Health Ministers Adenike Grange and Gabriel Aduku are the first cabinet casualties since Yar'Adua took power last May on pledges of zero tolerance for corruption in what looks like a serious test case for the administration.
"Both ministers are leaving the Federal Executive Council (cabinet) following charges of corruption brought against them by the Economic and Financial Crimes Commission (EFCC)," the presidency said in a statement.
The resignations came after newspaper reports last month that the EFCC had questioned Grange and some top health officials for allegedly spending 300 million naira ($2.5 million) of the ministry's 2007 budget on dubious contracts and Christmas gifts just before year-end contrary to a presidential directive.
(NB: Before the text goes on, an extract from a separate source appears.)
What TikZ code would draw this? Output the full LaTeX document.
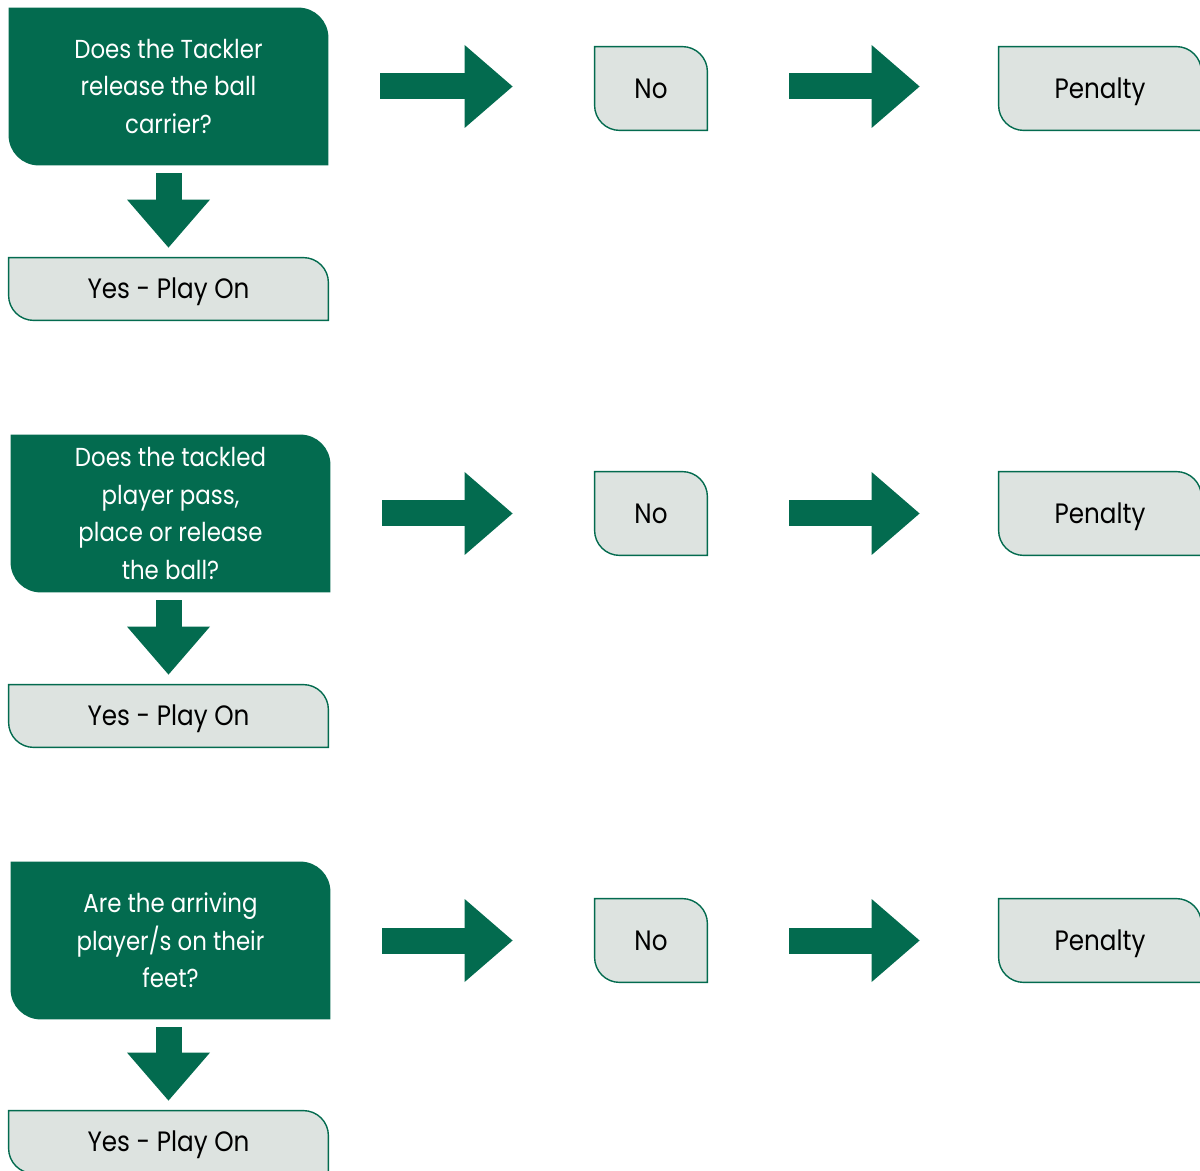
\documentclass[tikz,border=0pt]{standalone}
\usepackage{fontspec}
\setmainfont{Poppins}[FakeStretch=0.88]
\usetikzlibrary{arrows.meta,backgrounds}
\definecolor{rugbygreen}{HTML}{036B4F}
\definecolor{palegrey}{HTML}{DDE3E0}
% box with rounded top right and bottom left corners
\newcommand{\leaf}[3]{\path[#3] (#1.north west) -- ([xshift=-#2]#1.north east) arc[start angle=90, end angle=0, radius=#2] -- (#1.south east) -- ([xshift=#2]#1.south west) arc[start angle=270, end angle=180, radius=#2] -- cycle}

\begin{document}
\begin{tikzpicture}[x=0.5pt, y=-0.5pt,
    question/.style={text=white, align=center, inner sep=0pt, minimum width=159.5pt, minimum height=78.5pt, font=\fontsize{13}{18.75}\selectfont},
    answer/.style={text=black, inner sep=0pt, minimum height=41.5pt, text height=9.8pt, text depth=0pt, font=\fontsize{14}{17}\selectfont},
    bigarrow/.style={rugbygreen, line width=13pt, -{Triangle[width=41.5pt, length=24pt, line width=0pt]}}]
    \useasboundingbox (0,0) rectangle (1200,1171);

    % Tackler
    \node[question] (q1) at (168.5,86.5) {Does the Tackler\\release the ball\\carrier?};
    \node[answer, minimum width=159.5pt, minimum height=31pt] (y1) at (168.5,289) {Yes - Play On};
    \node[answer, minimum width=56pt] (n1) at (651,88.5) {No};
    \node[answer, minimum width=101pt] (p1) at (1100,88.5) {Penalty};

    % Tackled player
    \node[question] (q2) at (170.5,513.5) {Does the tackled\\player pass,\\place or release\\the ball?};
    \node[answer, minimum width=159.5pt, minimum height=31pt] (y2) at (168.5,716) {Yes - Play On};
    \node[answer, minimum width=56pt] (n2) at (651,513.5) {No};
    \node[answer, minimum width=101pt] (p2) at (1100,513.5) {Penalty};

    % Arriving players
    \node[question] (q3) at (170.5,940.5) {Are the arriving\\player/s on their\\feet?};
    \node[answer, minimum width=159.5pt, minimum height=31pt] (y3) at (168.5,1142) {Yes - Play On};
    \node[answer, minimum width=56pt] (n3) at (651,940.5) {No};
    \node[answer, minimum width=101pt] (p3) at (1100,940.5) {Penalty};

    % Boxes
    \begin{scope}[on background layer]
        \foreach \n in {q1,q2,q3}
            \leaf{\n}{15pt}{fill=rugbygreen};
        \foreach \n in {y1,y2,y3,n1,n2,n3,p1,p2,p3}
            \leaf{\n}{12.5pt}{fill=palegrey, draw=rugbygreen, line width=0.7pt};
    \end{scope}

    % Arrows
    \foreach \i in {1,2,3} {
        \draw[bigarrow] ([xshift=26pt]q\i.east) -- ([xshift=-41pt]q\i.east -| n\i.west);
        \draw[bigarrow] ([xshift=41pt]q\i.east -| n\i.east) -- ([xshift=-39.5pt]q\i.east -| p\i.west);
        \draw[bigarrow] ([yshift=-4pt]q\i.south -| y\i.north) -- ([yshift=5pt]y\i.north);
    }
\end{tikzpicture}
\end{document}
Yar'Adua had directed all government agencies to return unspent monies from the 2007 budget to the federal treasury in a new step to check public sector corruption.
Yar'Adua has also ordered that 14 other top officials be suspended from office for participating "in the subversion of his directive ...," the statement added.
The norm under the previous administration was to embark on an end-of-year spending spree in a bid to exhaust all budgeted funds, with a chunk of money shared by officials as bonuses.
Nigerian newspapers had also named more than a dozen federal legislators, including Iyabo Bello-Obasanjo -- former President Olusegun Obasanjo's daughter who chairs the Senate committee on health -- among beneficiaries of the spending spree.
Yar'Adua has come under pressure to step up his anti-graft drive in one of the world's most tainted countries since he came to power after last year's flawed election. Investors are keen to see signs of how seriously Nigeria tackles graft.
Yar'Adua has said he will protect nobody and would let the EFCC go after anyone found corrupt.
The agency has charged eight out of the 36 state governors from the previous administration, including two of Yar'Adua's main financiers during campaigns for last April's election, with corruption after they stepped down in May and lost their immunity from prosecution.
But some anti-corruption campaigners fear the trials will drag on for years since the cases have hardly made any progress over the last few months and the ex-governors have all been granted on bail.